▶ _Instruction_: Quote all of the data that follows exactly as written, skipping the images.
# start of Data records
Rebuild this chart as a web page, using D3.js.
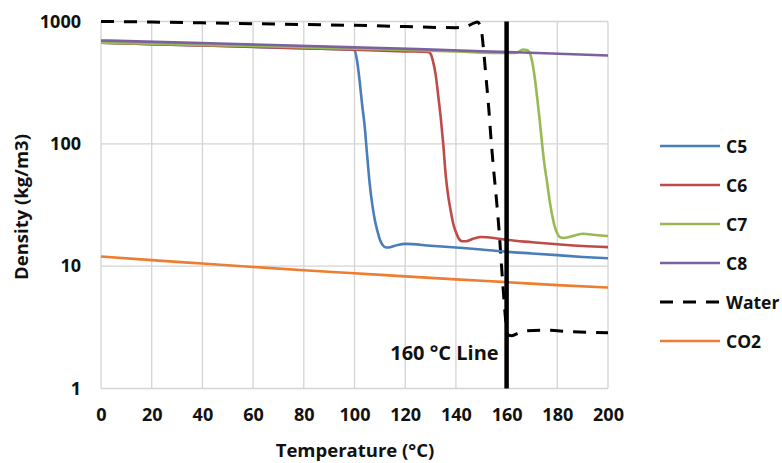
<!DOCTYPE html>
<html>
<head>
<meta charset="utf-8">
<script src="https://cdn.jsdelivr.net/npm/d3@7"></script>
<style>
  html, body { margin: 0; padding: 0; background: #fff; }
  svg { display: block; }
  text { font-family: "Open Sans", "Liberation Sans", sans-serif; fill: #111; }
</style>
</head>
<body>
<svg id="chart" width="782" height="463"></svg>
<script>
// ---- data ----
const xTicks = [0, 20, 40, 60, 80, 100, 120, 140, 160, 180, 200];
const yTicks = [1, 10, 100, 1000];
const seriesNames = ["C5", "C6", "C7", "C8", "Water", "CO2"];

const c5 = [[0,670],[20,652],[40,636],[60,620],[80,603],[100,585],[101,480],[102,330],[103,210],[104,140],[105,80],[106,47],[107,32],[108,24],[109,19.5],[110,16.5],[111,15],[112.5,14.2],[114,14.3],[117,14.9],[120,15.2],[130,14.7],[140,14.2],[150,13.7],[160,13.1],[170,12.7],[180,12.3],[190,11.9],[200,11.6]];
const c6 = [[0,670],[20,653],[40,637],[60,621],[80,604],[100,587],[120,570],[129,563],[130,545],[131,470],[132,370],[133,250],[134,165],[135,100],[136,55],[137,37],[138,28],[139,22],[140,19],[141,17],[142.5,16],[144,16.0],[147,16.8],[150,17.3],[155,17.0],[160,16.4],[170,15.7],[180,15.1],[190,14.6],[200,14.3]];
const c7 = [[0,672],[20,658],[40,644],[60,630],[80,615],[100,600],[120,585],[140,568],[160,552],[164,556],[166.5,590],[168,584],[169,560],[170,480],[171,360],[172,245],[173,160],[174,100],[175,66],[176,48],[177,34],[178,26],[179,21],[180,18.5],[181,17.3],[182.5,17.0],[185,17.4],[190,18.4],[195,18.0],[200,17.6]];
const c8 = [[0,700],[25,678],[50,657],[75,636],[100,615],[125,594],[150,572],[175,550],[200,528]];
const water = [[0,1000],[20,990],[40,975],[60,960],[80,945],[100,930],[120,910],[140,890],[144,905],[147,970],[148.5,990],[150,860],[151,560],[152,330],[153,190],[154,100],[155,58],[156,35],[157,20],[158,10],[159,5.2],[159.7,3.5],[160.5,2.75],[162,2.7],[164,2.8],[168,2.97],[175,3.0],[185,2.92],[200,2.85]];
const co2 = [[0,12],[20,11.2],[40,10.5],[60,9.85],[80,9.25],[100,8.75],[120,8.25],[140,7.8],[160,7.4],[180,7.0],[200,6.7]];
const refLineT = 160;
const refLabel = "160 °C Line";

const seriesData = [c5, c6, c7, c8, water, co2];
const seriesColors = ["#4a7ebb", "#be4b48", "#98b954", "#7d60a0", "#000000", "#ed7d31"];

// ---- layout ----
const svg = d3.select("#chart");
const pL = 101, pR = 608, pT = 21.5, pB = 388.5;

const x = d3.scaleLinear().domain([0, 200]).range([pL, pR]);
const y = d3.scaleLog().domain([1, 1000]).range([pB, pT]);

// gridlines
const grid = svg.append("g");
grid.selectAll("line.v").data(xTicks).join("line").attr("class", "v")
  .attr("x1", d => x(d)).attr("x2", d => x(d))
  .attr("y1", pT).attr("y2", pB)
  .attr("stroke", "#d4d4d4").attr("stroke-width", 1.3);
grid.selectAll("line.h").data(yTicks).join("line").attr("class", "h")
  .attr("y1", d => y(d)).attr("y2", d => y(d))
  .attr("x1", pL).attr("x2", pR)
  .attr("stroke", "#d4d4d4").attr("stroke-width", 1.3);

// axes tick labels via d3 axes
const xAxis = d3.axisBottom(x).tickValues(xTicks).tickSize(0).tickPadding(20).tickFormat(d3.format("d"));
const gx = svg.append("g").attr("transform", `translate(0,${pB})`).call(xAxis);
gx.select(".domain").remove();
gx.selectAll("text").attr("font-size", 18).attr("font-weight", "bold").style("font-family", "'Open Sans', sans-serif").attr("fill", "#111");

const yAxis = d3.axisLeft(y).tickValues(yTicks).tickSize(0).tickPadding(20).tickFormat(d3.format("d"));
const gy = svg.append("g").attr("transform", `translate(${pL},0)`).call(yAxis);
gy.select(".domain").remove();
gy.selectAll("text").attr("font-size", 18).attr("font-weight", "bold").style("font-family", "'Open Sans', sans-serif").attr("fill", "#111");

// series
const line = d3.line().x(d => x(d[0])).y(d => y(d[1])).curve(d3.curveMonotoneX);
const order = [5, 4, 0, 1, 2, 3];
order.forEach(i => {
  const p = svg.append("path").datum(seriesData[i])
    .attr("d", line)
    .attr("fill", "none")
    .attr("stroke", seriesColors[i])
    .attr("stroke-width", i === 4 ? 3 : 2.6)
    .attr("stroke-linejoin", "round");
  if (i === 4) p.attr("stroke-dasharray", "13,10");
});

// 160 °C line
svg.append("line")
  .attr("x1", x(refLineT)).attr("x2", x(refLineT))
  .attr("y1", y(1000)).attr("y2", y(1))
  .attr("stroke", "#000").attr("stroke-width", 4.5);
svg.append("text")
  .attr("x", x(refLineT) - 8).attr("y", 360)
  .attr("text-anchor", "end")
  .attr("font-size", 20).attr("font-weight", "bold")
  .text(refLabel);

// axis titles
svg.append("text")
  .attr("x", 355).attr("y", 457)
  .attr("text-anchor", "middle")
  .attr("font-size", 18.5).attr("font-weight", "bold")
  .text("Temperature (°C)");
svg.append("text")
  .attr("transform", "translate(28,207) rotate(-90)")
  .attr("text-anchor", "middle")
  .attr("font-size", 18.5).attr("font-weight", "bold")
  .text("Density (kg/m3)");

// legend
const legY0 = 146, legStep = 39;
const leg = svg.append("g");
seriesNames.forEach((name, i) => {
  const yy = legY0 + i * legStep;
  const l = leg.append("line")
    .attr("x1", 660).attr("x2", 720).attr("y1", yy).attr("y2", yy)
    .attr("stroke", seriesColors[i]).attr("stroke-width", i === 4 ? 3 : 2.6);
  if (i === 4) l.attr("stroke-dasharray", "13,10");
  leg.append("text")
    .attr("x", 726).attr("y", yy + 6.5)
    .attr("font-size", 17.5).attr("font-weight", "bold")
    .text(name);
});
</script>
</body>
</html>
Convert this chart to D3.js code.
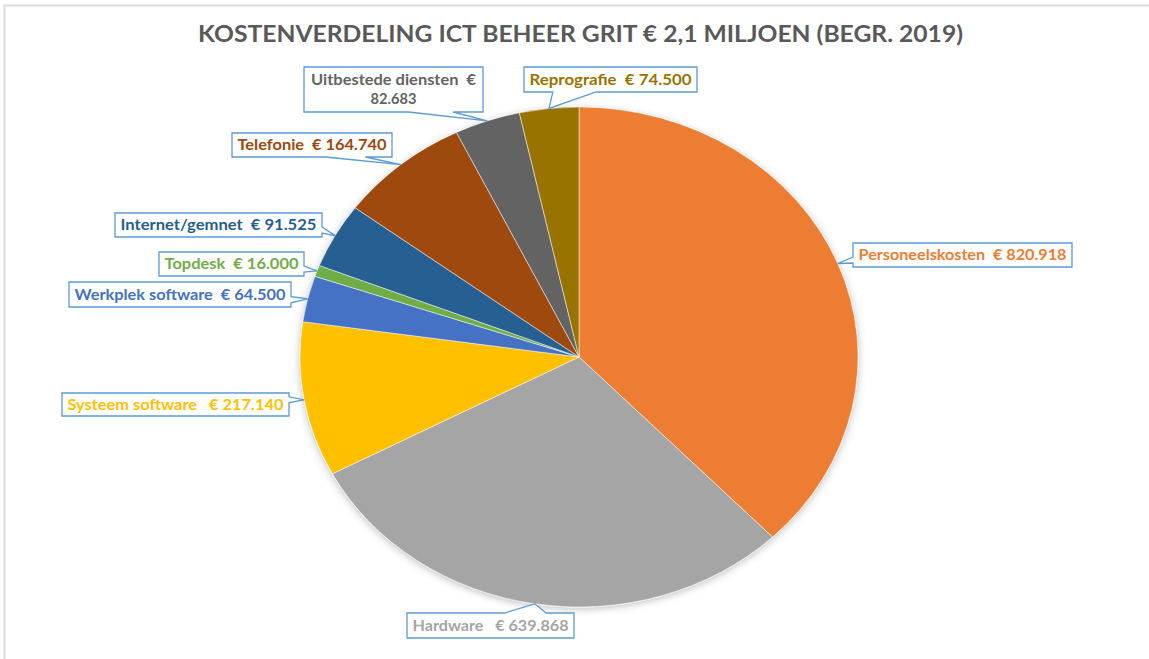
# end of Data records
▶ _Expected answer_:
Rebuild this chart as a web page, using D3.js.
<!DOCTYPE html>
<html>
<head>
<meta charset="utf-8">
<script src="https://cdn.jsdelivr.net/npm/d3@7"></script>
<style>
  html, body { margin: 0; padding: 0; background: #fff; }
  svg { display: block; }
  text { font-family: "Open Sans", "Liberation Sans", sans-serif; fill: #111; }
</style>
</head>
<body>
<svg id="chart" width="782" height="463"></svg>
<script>
// ---- data ----
const xTicks = [0, 20, 40, 60, 80, 100, 120, 140, 160, 180, 200];
const yTicks = [1, 10, 100, 1000];
const seriesNames = ["C5", "C6", "C7", "C8", "Water", "CO2"];

const c5 = [[0,670],[20,652],[40,636],[60,620],[80,603],[100,585],[101,480],[102,330],[103,210],[104,140],[105,80],[106,47],[107,32],[108,24],[109,19.5],[110,16.5],[111,15],[112.5,14.2],[114,14.3],[117,14.9],[120,15.2],[130,14.7],[140,14.2],[150,13.7],[160,13.1],[170,12.7],[180,12.3],[190,11.9],[200,11.6]];
const c6 = [[0,670],[20,653],[40,637],[60,621],[80,604],[100,587],[120,570],[129,563],[130,545],[131,470],[132,370],[133,250],[134,165],[135,100],[136,55],[137,37],[138,28],[139,22],[140,19],[141,17],[142.5,16],[144,16.0],[147,16.8],[150,17.3],[155,17.0],[160,16.4],[170,15.7],[180,15.1],[190,14.6],[200,14.3]];
const c7 = [[0,672],[20,658],[40,644],[60,630],[80,615],[100,600],[120,585],[140,568],[160,552],[164,556],[166.5,590],[168,584],[169,560],[170,480],[171,360],[172,245],[173,160],[174,100],[175,66],[176,48],[177,34],[178,26],[179,21],[180,18.5],[181,17.3],[182.5,17.0],[185,17.4],[190,18.4],[195,18.0],[200,17.6]];
const c8 = [[0,700],[25,678],[50,657],[75,636],[100,615],[125,594],[150,572],[175,550],[200,528]];
const water = [[0,1000],[20,990],[40,975],[60,960],[80,945],[100,930],[120,910],[140,890],[144,905],[147,970],[148.5,990],[150,860],[151,560],[152,330],[153,190],[154,100],[155,58],[156,35],[157,20],[158,10],[159,5.2],[159.7,3.5],[160.5,2.75],[162,2.7],[164,2.8],[168,2.97],[175,3.0],[185,2.92],[200,2.85]];
const co2 = [[0,12],[20,11.2],[40,10.5],[60,9.85],[80,9.25],[100,8.75],[120,8.25],[140,7.8],[160,7.4],[180,7.0],[200,6.7]];
const refLineT = 160;
const refLabel = "160 °C Line";

const seriesData = [c5, c6, c7, c8, water, co2];
const seriesColors = ["#4a7ebb", "#be4b48", "#98b954", "#7d60a0", "#000000", "#ed7d31"];

// ---- layout ----
const svg = d3.select("#chart");
const pL = 101, pR = 608, pT = 21.5, pB = 388.5;

const x = d3.scaleLinear().domain([0, 200]).range([pL, pR]);
const y = d3.scaleLog().domain([1, 1000]).range([pB, pT]);

// gridlines
const grid = svg.append("g");
grid.selectAll("line.v").data(xTicks).join("line").attr("class", "v")
  .attr("x1", d => x(d)).attr("x2", d => x(d))
  .attr("y1", pT).attr("y2", pB)
  .attr("stroke", "#d4d4d4").attr("stroke-width", 1.3);
grid.selectAll("line.h").data(yTicks).join("line").attr("class", "h")
  .attr("y1", d => y(d)).attr("y2", d => y(d))
  .attr("x1", pL).attr("x2", pR)
  .attr("stroke", "#d4d4d4").attr("stroke-width", 1.3);

// axes tick labels via d3 axes
const xAxis = d3.axisBottom(x).tickValues(xTicks).tickSize(0).tickPadding(20).tickFormat(d3.format("d"));
const gx = svg.append("g").attr("transform", `translate(0,${pB})`).call(xAxis);
gx.select(".domain").remove();
gx.selectAll("text").attr("font-size", 18).attr("font-weight", "bold").style("font-family", "'Open Sans', sans-serif").attr("fill", "#111");

const yAxis = d3.axisLeft(y).tickValues(yTicks).tickSize(0).tickPadding(20).tickFormat(d3.format("d"));
const gy = svg.append("g").attr("transform", `translate(${pL},0)`).call(yAxis);
gy.select(".domain").remove();
gy.selectAll("text").attr("font-size", 18).attr("font-weight", "bold").style("font-family", "'Open Sans', sans-serif").attr("fill", "#111");

// series
const line = d3.line().x(d => x(d[0])).y(d => y(d[1])).curve(d3.curveMonotoneX);
const order = [5, 4, 0, 1, 2, 3];
order.forEach(i => {
  const p = svg.append("path").datum(seriesData[i])
    .attr("d", line)
    .attr("fill", "none")
    .attr("stroke", seriesColors[i])
    .attr("stroke-width", i === 4 ? 3 : 2.6)
    .attr("stroke-linejoin", "round");
  if (i === 4) p.attr("stroke-dasharray", "13,10");
});

// 160 °C line
svg.append("line")
  .attr("x1", x(refLineT)).attr("x2", x(refLineT))
  .attr("y1", y(1000)).attr("y2", y(1))
  .attr("stroke", "#000").attr("stroke-width", 4.5);
svg.append("text")
  .attr("x", x(refLineT) - 8).attr("y", 360)
  .attr("text-anchor", "end")
  .attr("font-size", 20).attr("font-weight", "bold")
  .text(refLabel);

// axis titles
svg.append("text")
  .attr("x", 355).attr("y", 457)
  .attr("text-anchor", "middle")
  .attr("font-size", 18.5).attr("font-weight", "bold")
  .text("Temperature (°C)");
svg.append("text")
  .attr("transform", "translate(28,207) rotate(-90)")
  .attr("text-anchor", "middle")
  .attr("font-size", 18.5).attr("font-weight", "bold")
  .text("Density (kg/m3)");

// legend
const legY0 = 146, legStep = 39;
const leg = svg.append("g");
seriesNames.forEach((name, i) => {
  const yy = legY0 + i * legStep;
  const l = leg.append("line")
    .attr("x1", 660).attr("x2", 720).attr("y1", yy).attr("y2", yy)
    .attr("stroke", seriesColors[i]).attr("stroke-width", i === 4 ? 3 : 2.6);
  if (i === 4) l.attr("stroke-dasharray", "13,10");
  leg.append("text")
    .attr("x", 726).attr("y", yy + 6.5)
    .attr("font-size", 17.5).attr("font-weight", "bold")
    .text(name);
});
</script>
</body>
</html>
Convert this chart to D3.js code.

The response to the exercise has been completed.